By Jillian Moreno
Storage bobbins make my yarn better. I’ve been using storage bobbins and a bobbin winder for years, but only recently realized how indispensable they have become to my spinning. Having storage bobbins and a bobbin winder makes it so easy to rewind my bobbins. I used to tell spinners that they would get around to needing storage bobbins eventually, but now I tell them to just buy some right away. Storage bobbins are convenient for, well, storing yarn waiting to be something else, and since I’ve been using them regularly they have made my yarn better.
1) I need fewer regular bobbins to make the yarn I want.
I loaned out my Matchless (don’t worry I have multiple Schacht Spinning Wheels) to a friend who’s considering buying one and gave him all but two of my regular Schacht bobbins. Without storage bobbins, I couldn’t make anything but a chain-ply yarn on my other Schacht wheel. If I am in the mood to spin only singles for weeks that I don’t want to ply until later, I can do that with the help of storage bobbins. I just have to remember to label them. It doesn’t hurt that storage bobbins are much cheaper than regular bobbins. I can buy storage bobbins for less than $3.00 apiece, where Schacht’s travel bobbins cost $34 and their regular bobbins cost $43. A bobbin winder costs the same as 3 or 4 regular bobbins.
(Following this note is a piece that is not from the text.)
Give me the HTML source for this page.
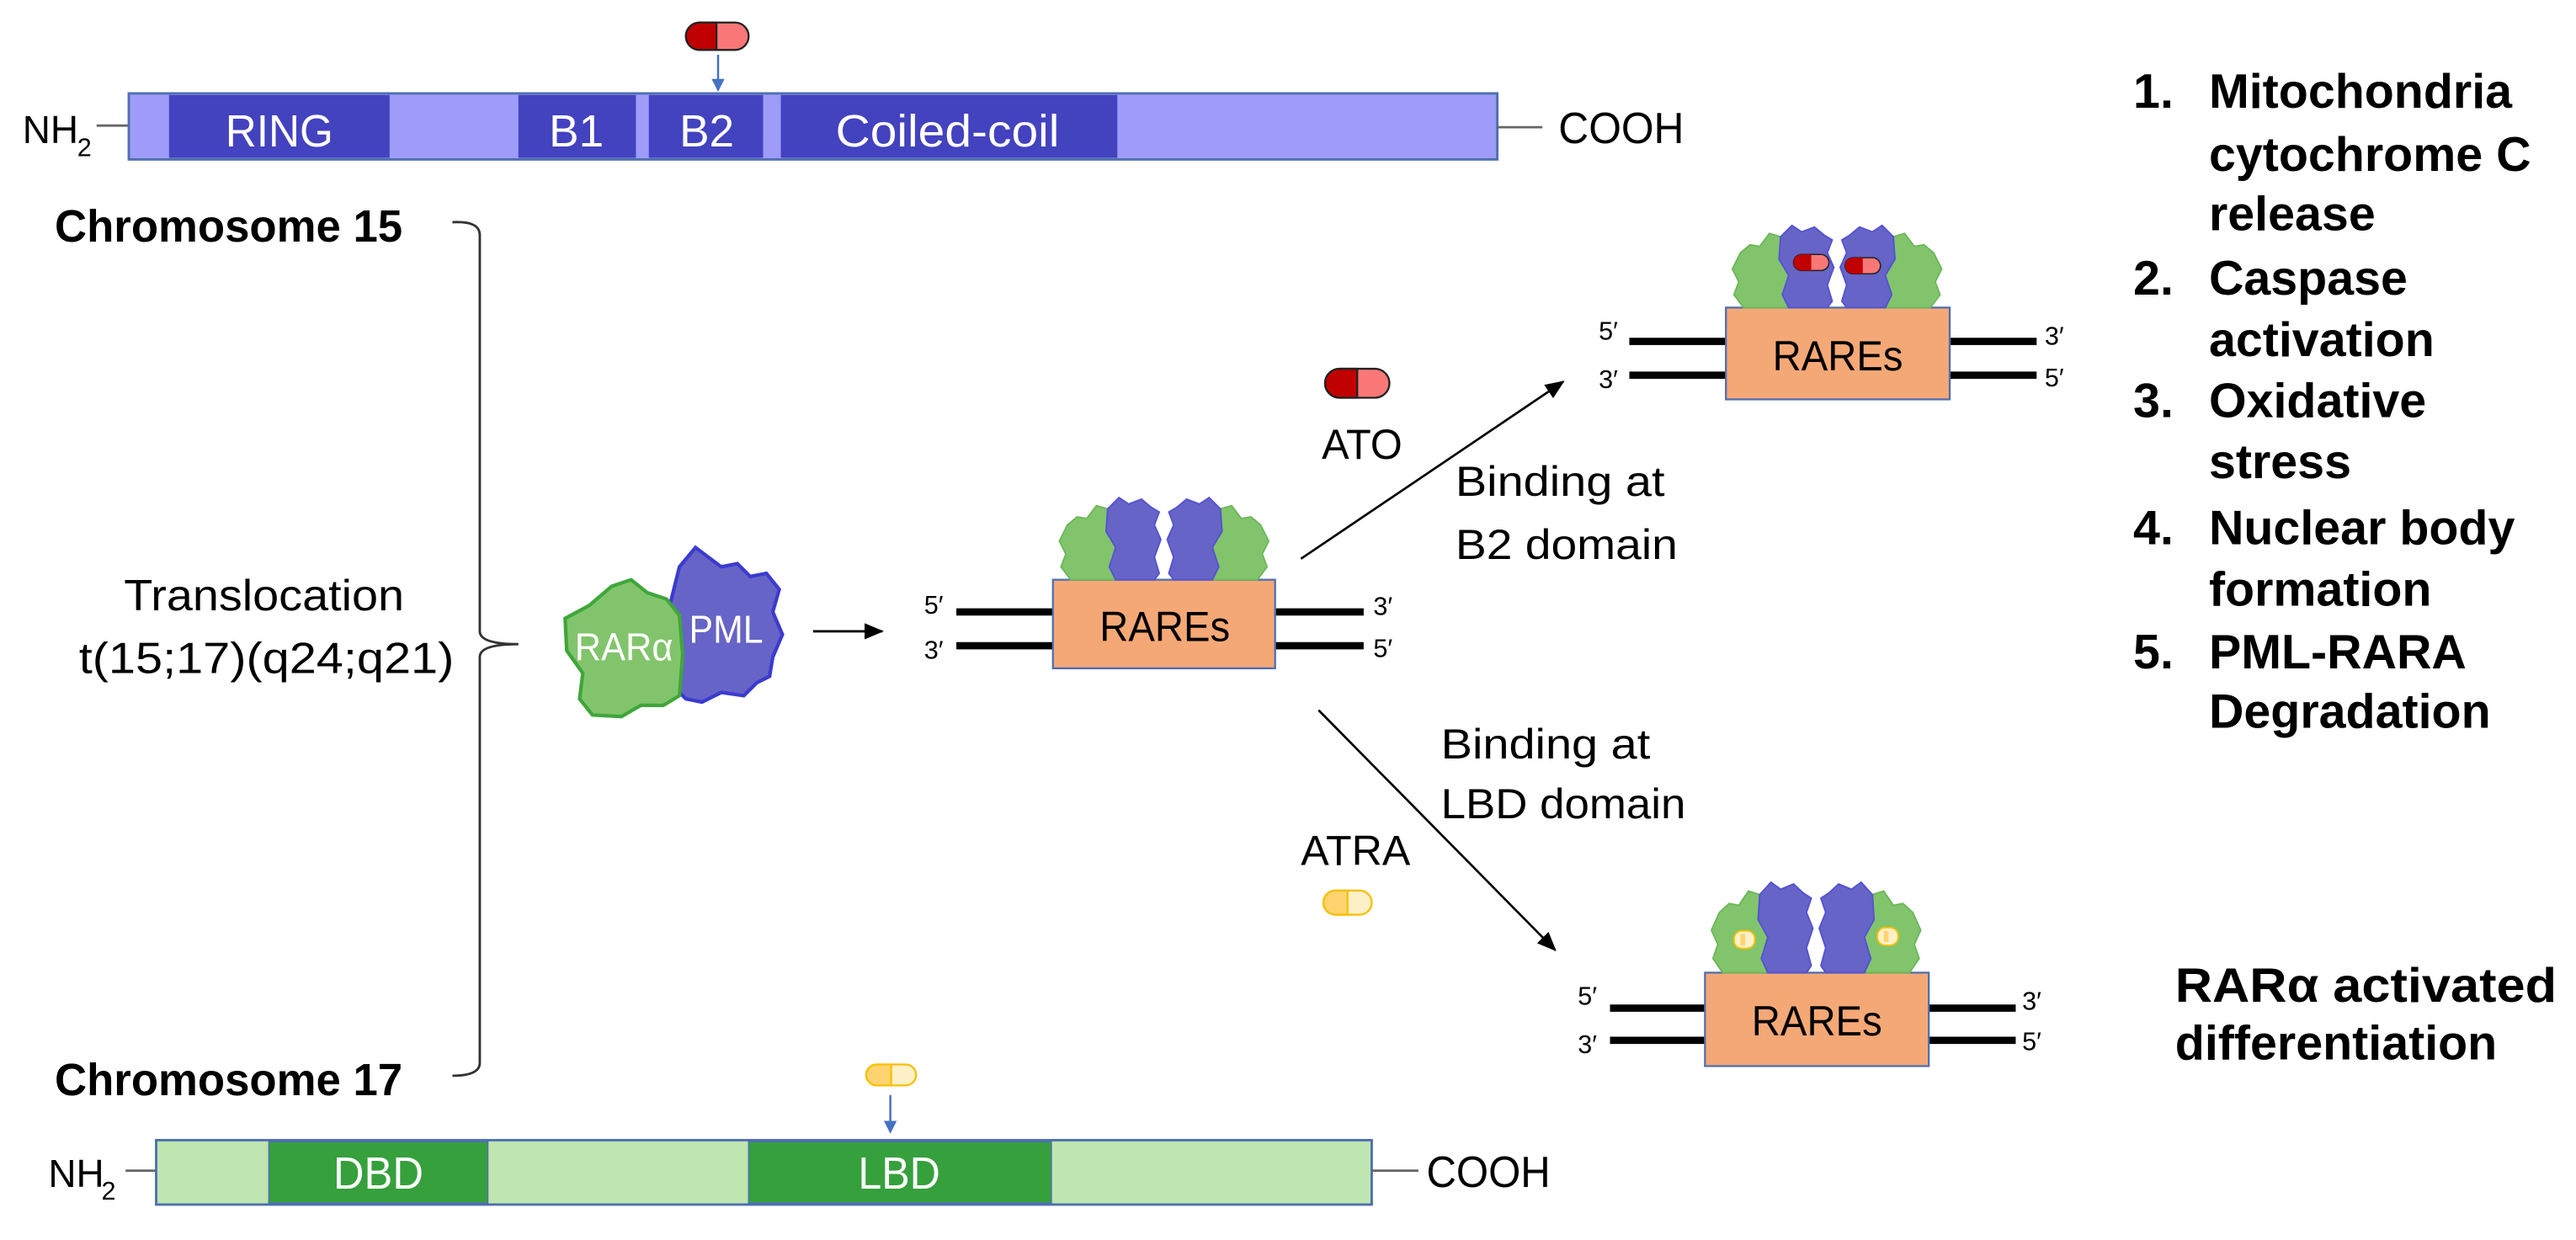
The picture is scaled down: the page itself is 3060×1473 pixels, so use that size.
<!DOCTYPE html>
<html><head><meta charset="utf-8"><style>
html,body{margin:0;padding:0;background:#fff;}
svg{display:block;}
text{font-family:"Liberation Sans",sans-serif;}
</style></head><body>
<svg width="3060" height="1473" viewBox="0 0 1600 770" preserveAspectRatio="none" xmlns="http://www.w3.org/2000/svg">
<defs>
<marker id="ah" markerWidth="12" markerHeight="10" refX="11" refY="5" orient="auto" markerUnits="userSpaceOnUse"><path d="M0,0 L12,5 L0,10 Z" fill="#000"/></marker>
<marker id="bh" markerWidth="8" markerHeight="10" refX="7" refY="5" orient="auto" markerUnits="userSpaceOnUse"><path d="M0,1 L8,5 L0,9 Z" fill="#4472c4"/></marker>
<g id="gL"><path d="M-60,-34 L-54,-39 L-48,-38 L-42,-46 L-35,-44 L-30,-39 L-25,-37 L-23,-26 L-25,-16 L-22,-6 L-25,0 L-58,0 L-64,-8 L-61,-16 L-65,-24 Z" fill="#82c46c" stroke="#6cb85a" stroke-width="1"/></g>
<g id="bL"><path d="M-35,-44 L-28,-51 L-22,-47 L-14,-50 L-8,-45 L-3,-42 L-6,-34 L-2,-25 L-6,-14 L-3,-4 L-6,0 L-30,0 L-34,-8 L-30,-20 L-36,-30 Z" fill="#6664c6" stroke="#5553d0" stroke-width="1"/></g>
</defs>

<!-- PML bar -->
<line x1="60" y1="78" x2="80" y2="78" stroke="#666" stroke-width="1.5"/>
<text x="14" y="89" font-size="24">NH</text><text x="48" y="97" font-size="16">2</text>
<rect x="80" y="58" width="850" height="41" fill="#9e9cf8" stroke="#4f6fb0" stroke-width="1.5"/>
<rect x="105" y="59" width="137" height="39" fill="#4342bf"/>
<rect x="322" y="59" width="73" height="39" fill="#4342bf"/>
<rect x="403" y="59" width="71" height="39" fill="#4342bf"/>
<rect x="485" y="59" width="209" height="39" fill="#4342bf"/>
<g fill="#fff" font-size="28">
<text x="140" y="91" textLength="67" lengthAdjust="spacingAndGlyphs">RING</text>
<text x="341" y="91" textLength="34" lengthAdjust="spacingAndGlyphs">B1</text>
<text x="422" y="91" textLength="34" lengthAdjust="spacingAndGlyphs">B2</text>
<text x="519" y="91" textLength="139" lengthAdjust="spacingAndGlyphs">Coiled-coil</text></g>
<line x1="930" y1="79" x2="958" y2="79" stroke="#666" stroke-width="1.5"/>
<text x="968" y="89" font-size="27" textLength="78" lengthAdjust="spacingAndGlyphs">COOH</text>
<g><rect x="426" y="14" width="39" height="17" rx="8.5" fill="#f97777" stroke="#222" stroke-width="1.2"/><path d="M445,14 L434.5,14 A8.5,8.5 0 0 0 434.5,31 L445,31 Z" fill="#c00000" stroke="#222" stroke-width="1.2"/></g>
<line x1="446" y1="34" x2="446" y2="56" stroke="#4472c4" stroke-width="1.3" marker-end="url(#bh)"/>

<!-- Chromosome labels and bracket -->
<text x="34" y="150" font-size="28" font-weight="bold" textLength="216" lengthAdjust="spacingAndGlyphs">Chromosome 15</text>
<text x="34" y="680" font-size="28" font-weight="bold" textLength="216" lengthAdjust="spacingAndGlyphs">Chromosome 17</text>
<path d="M281,138 Q298,137 298,146 L298,392 Q298,400 322,400 Q298,400 298,408 L298,660 Q298,668 281,668" fill="none" stroke="#333" stroke-width="1.5"/>
<text x="77" y="379" font-size="27" textLength="174" lengthAdjust="spacingAndGlyphs">Translocation</text>
<text x="49" y="418" font-size="27" textLength="233" lengthAdjust="spacingAndGlyphs">t(15;17)(q24;q21)</text>

<!-- RARa/PML fusion -->
<path d="M422,352 L432,340 L440,346 L448,352 L458,350 L466,358 L476,356 L484,366 L480,380 L486,394 L480,408 L478,420 L470,424 L462,432 L448,430 L436,436 L426,434 L416,424 L414,400 L416,376 Z" fill="#6664c6" stroke="#3b3bd0" stroke-width="2.2"/>
<path d="M380,364 L392,360 L402,368 L414,372 L422,382 L424,406 L422,432 L412,438 L398,438 L386,445 L368,444 L360,434 L362,418 L352,404 L351,384 L366,376 Z" fill="#82c46c" stroke="#3fa63a" stroke-width="2.2"/>
<text x="357" y="410" font-size="24" fill="#fff" textLength="61" lengthAdjust="spacingAndGlyphs">RARα</text>
<text x="428" y="399" font-size="24" fill="#fff" textLength="46" lengthAdjust="spacingAndGlyphs">PML</text>
<line x1="505" y1="392" x2="548" y2="392" stroke="#000" stroke-width="1.5" marker-end="url(#ah)"/>

<!-- middle DNA -->
<line x1="594" y1="380" x2="654" y2="380" stroke="#000" stroke-width="4.5"/>
<line x1="594" y1="401" x2="654" y2="401" stroke="#000" stroke-width="4.5"/>
<line x1="792" y1="380" x2="847" y2="380" stroke="#000" stroke-width="4.5"/>
<line x1="792" y1="401" x2="847" y2="401" stroke="#000" stroke-width="4.5"/>
<rect x="654" y="360" width="138" height="55" fill="#f4a876" stroke="#4f6fb0" stroke-width="1.2"/>
<text x="683" y="398" font-size="26" textLength="81" lengthAdjust="spacingAndGlyphs">RAREs</text>
<g font-size="16"><text x="574" y="381">5′</text><text x="574" y="409">3′</text><text x="853" y="382">3′</text><text x="853" y="408">5′</text></g>
<g transform="translate(723,360)">
<use href="#gL"/><use href="#gL" transform="scale(-1,1)"/><use href="#bL"/><use href="#bL" transform="scale(-1,1)"/>
</g>

<!-- upper arrow -->
<line x1="808" y1="347" x2="971" y2="237" stroke="#000" stroke-width="1.4" marker-end="url(#ah)"/>
<g><rect x="823" y="229" width="40" height="18" rx="9" fill="#f97777" stroke="#222" stroke-width="1.2"/><path d="M843,229 L832,229 A9,9 0 0 0 832,247 L843,247 Z" fill="#c00000" stroke="#222" stroke-width="1.2"/></g>
<text x="821" y="285" font-size="26" textLength="50" lengthAdjust="spacingAndGlyphs">ATO</text>
<text x="904" y="308" font-size="26" textLength="130" lengthAdjust="spacingAndGlyphs">Binding at</text>
<text x="904" y="347" font-size="26" textLength="138" lengthAdjust="spacingAndGlyphs">B2 domain</text>

<!-- top right DNA -->
<line x1="1012" y1="212" x2="1072" y2="212" stroke="#000" stroke-width="4.5"/>
<line x1="1012" y1="233" x2="1072" y2="233" stroke="#000" stroke-width="4.5"/>
<line x1="1211" y1="212" x2="1265" y2="212" stroke="#000" stroke-width="4.5"/>
<line x1="1211" y1="233" x2="1265" y2="233" stroke="#000" stroke-width="4.5"/>
<rect x="1072" y="191" width="139" height="57" fill="#f4a876" stroke="#4f6fb0" stroke-width="1.2"/>
<text x="1101" y="230" font-size="26" textLength="81" lengthAdjust="spacingAndGlyphs">RAREs</text>
<g font-size="16"><text x="993" y="211">5′</text><text x="993" y="241">3′</text><text x="1270" y="214">3′</text><text x="1270" y="240">5′</text></g>
<g transform="translate(1141,191)">
<use href="#gL"/><use href="#gL" transform="scale(-1,1)"/><use href="#bL"/><use href="#bL" transform="scale(-1,1)"/>
<rect x="-27" y="-33" width="22" height="10" rx="5" fill="#f97777" stroke="#222" stroke-width="0.8"/><path d="M-16,-33 L-22,-33 A5,5 0 0 0 -22,-23 L-16,-23 Z" fill="#c00000"/>
<rect x="5" y="-31" width="22" height="10" rx="5" fill="#f97777" stroke="#222" stroke-width="0.8"/><path d="M16,-31 L10,-31 A5,5 0 0 0 10,-21 L16,-21 Z" fill="#c00000"/>
</g>

<!-- lower arrow -->
<line x1="819" y1="441" x2="966" y2="590" stroke="#000" stroke-width="1.4" marker-end="url(#ah)"/>
<text x="895" y="471" font-size="26" textLength="130" lengthAdjust="spacingAndGlyphs">Binding at</text>
<text x="895" y="508" font-size="26" textLength="152" lengthAdjust="spacingAndGlyphs">LBD domain</text>
<text x="808" y="537" font-size="26" textLength="68" lengthAdjust="spacingAndGlyphs">ATRA</text>
<g><rect x="822" y="553" width="30" height="15" rx="7.5" fill="#fff0c8" stroke="#f5c000" stroke-width="1.2"/><path d="M837,553 L829.5,553 A7.5,7.5 0 0 0 829.5,568 L837,568 Z" fill="#ffd470" stroke="#f5c000" stroke-width="1.2"/></g>

<!-- bottom right DNA -->
<line x1="1000" y1="626" x2="1059" y2="626" stroke="#000" stroke-width="4.5"/>
<line x1="1000" y1="646" x2="1059" y2="646" stroke="#000" stroke-width="4.5"/>
<line x1="1198" y1="626" x2="1252" y2="626" stroke="#000" stroke-width="4.5"/>
<line x1="1198" y1="646" x2="1252" y2="646" stroke="#000" stroke-width="4.5"/>
<rect x="1059" y="604" width="139" height="58" fill="#f4a876" stroke="#4f6fb0" stroke-width="1.2"/>
<text x="1088" y="643" font-size="26" textLength="81" lengthAdjust="spacingAndGlyphs">RAREs</text>
<g font-size="16"><text x="980" y="624">5′</text><text x="980" y="654">3′</text><text x="1256" y="627">3′</text><text x="1256" y="652">5′</text></g>
<g transform="translate(1128,604)">
<g transform="scale(1,1.1)"><use href="#gL"/><use href="#gL" transform="scale(-1,1)"/><use href="#bL"/><use href="#bL" transform="scale(-1,1)"/></g>
<rect x="-51" y="-26" width="13" height="11" rx="5" fill="#fff0c8" stroke="#f5c000" stroke-width="1"/><rect x="-47" y="-24" width="3" height="7" fill="#ffd470"/>
<rect x="38" y="-28" width="13" height="11" rx="5" fill="#fff0c8" stroke="#f5c000" stroke-width="1"/><rect x="42" y="-26" width="3" height="7" fill="#ffd470"/>
</g>

<!-- right list -->
<g font-size="30" font-weight="bold">
<text x="1325" y="67">1.</text><text x="1372" y="67">Mitochondria</text>
<text x="1372" y="106">cytochrome C</text>
<text x="1372" y="143">release</text>
<text x="1325" y="183">2.</text><text x="1372" y="183">Caspase</text>
<text x="1372" y="221">activation</text>
<text x="1325" y="259">3.</text><text x="1372" y="259">Oxidative</text>
<text x="1372" y="297">stress</text>
<text x="1325" y="338">4.</text><text x="1372" y="338">Nuclear body</text>
<text x="1372" y="376">formation</text>
<text x="1325" y="415">5.</text><text x="1372" y="415">PML-RARA</text>
<text x="1372" y="452">Degradation</text>
<text x="1351" y="622" textLength="237" lengthAdjust="spacingAndGlyphs">RARα activated</text>
<text x="1351" y="658">differentiation</text>
</g>

<!-- RARa bar bottom -->
<line x1="78" y1="727" x2="97" y2="727" stroke="#666" stroke-width="1.5"/>
<text x="30" y="737" font-size="24">NH</text><text x="63" y="745" font-size="16">2</text>
<rect x="97" y="708" width="755" height="40" fill="#bfe6b0" stroke="#4f6fb0" stroke-width="1.5"/>
<rect x="167" y="709" width="136" height="38" fill="#36a03c" stroke="#4f6fb0" stroke-width="0.8"/>
<rect x="465" y="709" width="188" height="38" fill="#36a03c" stroke="#4f6fb0" stroke-width="0.8"/>
<g fill="#fff" font-size="28"><text x="207" y="738" textLength="56" lengthAdjust="spacingAndGlyphs">DBD</text><text x="533" y="738" textLength="51" lengthAdjust="spacingAndGlyphs">LBD</text></g>
<line x1="852" y1="727" x2="881" y2="727" stroke="#666" stroke-width="1.5"/>
<text x="886" y="737" font-size="27" textLength="77" lengthAdjust="spacingAndGlyphs">COOH</text>
<g><rect x="538" y="661" width="31" height="13" rx="6.5" fill="#fff0c8" stroke="#f5c000" stroke-width="1.2"/><path d="M553.5,661 L544.5,661 A6.5,6.5 0 0 0 544.5,674 L553.5,674 Z" fill="#ffd470" stroke="#f5c000" stroke-width="1.2"/></g>
<line x1="553" y1="680" x2="553" y2="703" stroke="#4472c4" stroke-width="1.3" marker-end="url(#bh)"/>
</svg>
</body></html>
2) Rewinding makes plying smoother
I am terrible about moving to the next hook regularly when I spin my singles and I get yarn piled up in hills and valleys on my bobbin. When I ply from bobbins that are wound unevenly, they don’t unspool smoothly—they snag a lot and sometimes break. I rewind my singles evenly onto storage bobbins and they are much easier to ply.
3) Rewinding distributes twist
I don’t know about you, but most of my bobbins-full of singles are inconsistent from one day to another, due to how I feel when I sit down at my wheel. I’ve even noticed extra twist in spots when I’m watching a particularly tense murder mystery; I think my feet are trying to run away by treadling faster. Rewinding helps to redistribute twist in inconsistent singles.
4) Better color matching when I ply
When I spin variegated braids of fiber and want to match or mostly match my colors, I rewind my bobbins. I find that I am much more consistent drafting when I start a bobbin. When I start plying from the same ends that I started spinning my fiber, my color match up is better than when I ply from the ends where I finished spinning my singles.
5) Randomizing plies in a big project
This goes along with my mood changing my yarn. When I spin for a sweater-sized project or bigger, I store all of my singles on storage bobbins. When it comes time to ply, I pull randomly from my pile of bobbins, mixing up variations in size and twist to make a more consistent yarn overall for my project.
6) Color plying fun.
I use storage bobbins for intermixing colors when I ply. This sample is knit from 2-ply yarn interchanging all 3 of the colorways (A, B, and C, from the bottom up) as I ply: AB, BC, CA. Storage bobbins make it easy to do simple or complex color plying.
Now, I know that none of you will judge me harshly for enabling, so it’s safe to confess: I recently bought a whole bag of bobbins (100) so my students can use them in class. I’m sowing the seeds of storage bobbin love wherever I go. Call me little Jilly Bobbinseed.